### Short problem
Read the material below and count the lines holding the string "matplotlib". Give that count with nothing added.

::: Raw data

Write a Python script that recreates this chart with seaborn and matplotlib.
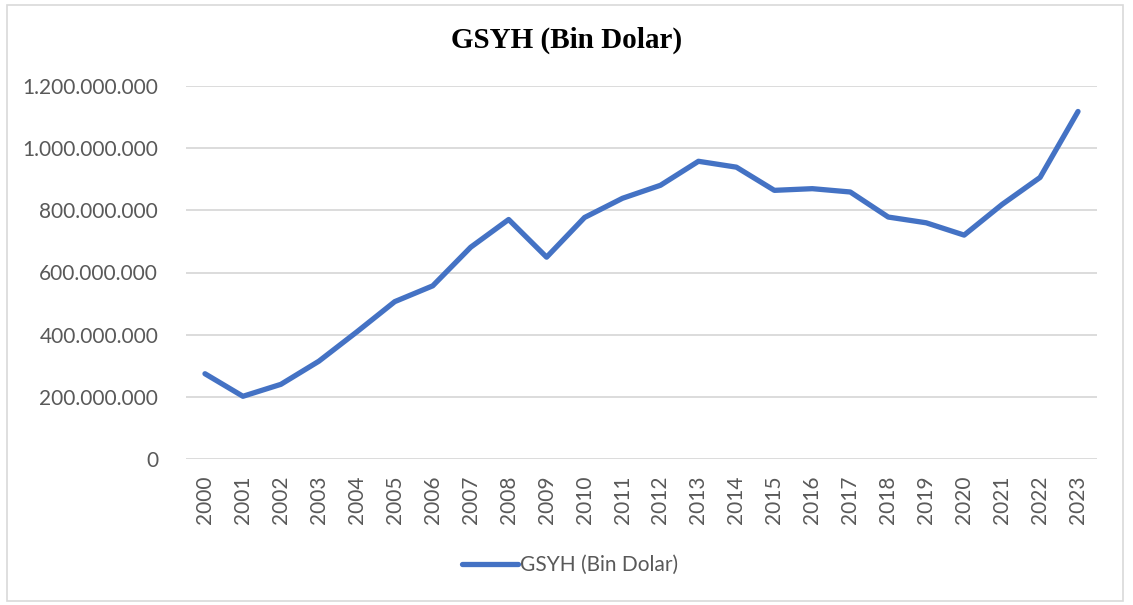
import matplotlib.pyplot as plt
import matplotlib.ticker as mticker
import pandas as pd
import seaborn as sns
from matplotlib.patches import Rectangle

years = [str(y) for y in range(2000, 2024)]
gsyh = [
    274_300_000, 201_750_000, 240_250_000, 314_600_000, 408_900_000, 506_300_000,
    557_100_000, 681_300_000, 770_500_000, 649_300_000, 777_000_000, 838_800_000,
    880_600_000, 957_800_000, 938_900_000, 864_300_000, 869_700_000, 859_000_000,
    778_400_000, 759_900_000, 720_300_000, 819_000_000, 905_800_000, 1_118_000_000,
]
series_name = "GSYH (Bin Dolar)"
yticks = [0, 200_000_000, 400_000_000, 600_000_000, 800_000_000, 1_000_000_000, 1_200_000_000]

df = pd.DataFrame({"Yil": years, "Deger": gsyh})

sns.set_theme(style="white")
plt.rcParams["font.family"] = ["Lato", "DejaVu Sans"]

fig = plt.figure(figsize=(11.33, 6.05), dpi=100)
ax = fig.add_axes([186 / 1133, 1 - 459 / 605, (1097 - 186) / 1133, (459 - 86) / 605])

sns.lineplot(data=df, x="Yil", y="Deger", color="#4472C4", linewidth=3.8,
             label=series_name, sort=False, ax=ax)
for line in ax.get_lines():
    line.set_solid_capstyle("round")
    line.set_solid_joinstyle("round")

ax.set_xlim(-0.5, len(years) - 0.5)
ax.set_ylim(0, 1_200_000_000)
ax.set_yticks(yticks)
ax.yaxis.set_major_formatter(mticker.FuncFormatter(lambda v, p: f"{int(v):,}".replace(",", ".")))
ax.grid(axis="y", color="#D9D9D9", linewidth=1.3)
ax.set_axisbelow(True)
for s in ax.spines.values():
    s.set_visible(False)
ax.tick_params(axis="both", length=0, colors="#595959", labelsize=15)
ax.tick_params(axis="y", pad=20)
ax.tick_params(axis="x", pad=12)
plt.setp(ax.get_xticklabels(), rotation=90)
ax.set_xlabel("")
ax.set_ylabel("")

ax.legend(loc="center", bbox_to_anchor=(570 / 1133, 1 - 565 / 605), bbox_transform=fig.transFigure,
          frameon=False, fontsize=15, labelcolor="#595959", handlelength=2.7, handletextpad=0.1)

fig.text(567 / 1133, 1 - 40 / 605, series_name, ha="center", va="center", fontsize=21,
         fontweight="bold", family=["Liberation Serif", "DejaVu Serif"], color="black")

fig.patches.append(Rectangle((6.5 / 1133, 4.5 / 605), (1123 - 6.5) / 1133, (600.5 - 4.5) / 605,
                             transform=fig.transFigure, fill=False, edgecolor="#D9D9D9", linewidth=1.2))

fig.savefig("out.png", dpi=100)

::::::

### Answer to the exercise
4